PHILADELPHIA (WPVI) — Cases of monkeypox are on the rise throughout the Delaware Valley and across the country.

Larry Jackson III, 29, of North Philadelphia, said that after multiple doctor visits he recently found out he had monkeypox.

“It still hurts, like some of the punches hurt,” Jackson said.

He said it has been a painful struggle for days.

Jackson is now staying home for three weeks hoping the virus will run its course. But, at first, he said he wasn’t sure what made him so sick.

SEE ALSO: Monkeypox and Children | What to know about tests, symptoms, treatments and more

“Swollen lymph node, my throat was swollen, my body ached,” Jackson said.

As of August 1, Philadelphia had 82 confirmed cases of monkeypox, according to the Philadelphia Department of Public Health.

There have been 170 confirmed cases in Pennsylvania, 155 in New Jersey and five in Delaware, according to the CDC.

A doctor told Action News that the number of cases both locally and across the country is increasing.

“I think that’s why most health care providers are taking it seriously. We’re being proactive about testing people now that the availability of testing has increased significantly in recent weeks,” said Eric Sachinwalla. , medical director for infection prevention, Einstein Healthcare Network. .

SEE ALSO: UN Health Agency Declares Monkeypox a Global Emergency, Disease Now in 70 Countries

He said it’s important to control symptoms.
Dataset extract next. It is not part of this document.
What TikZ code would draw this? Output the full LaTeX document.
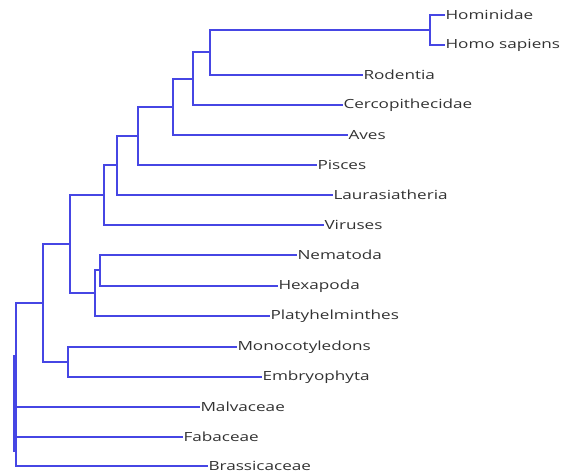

“Stay home, talk to your health care provider, they can probably guide you on the best way to get tested,” Sachinwalla said.

He added that if you’ve been exposed but don’t have symptoms, “you don’t have to self-quarantine, but contact the health department, especially if you know the other person has monkeypox because they might be eligible for a vaccine.”

On Wednesday, eight more cases were confirmed in Bucks County.

Jeanne Franklin, director of the Chester County Health Department, said they have enough vaccine for now.

“But we don’t know what this is going to look like, in terms of how fast it’s going to spread and how many close contacts we’re going to have,” Franklin said.

She said any time the county is able to order more vaccines, they will.

“Right now, the vaccine is prioritized for subsequent exposure, so those close contacts. We would love to have enough vaccine to do the pre-exposure, which we just aren’t there,” Franklin said.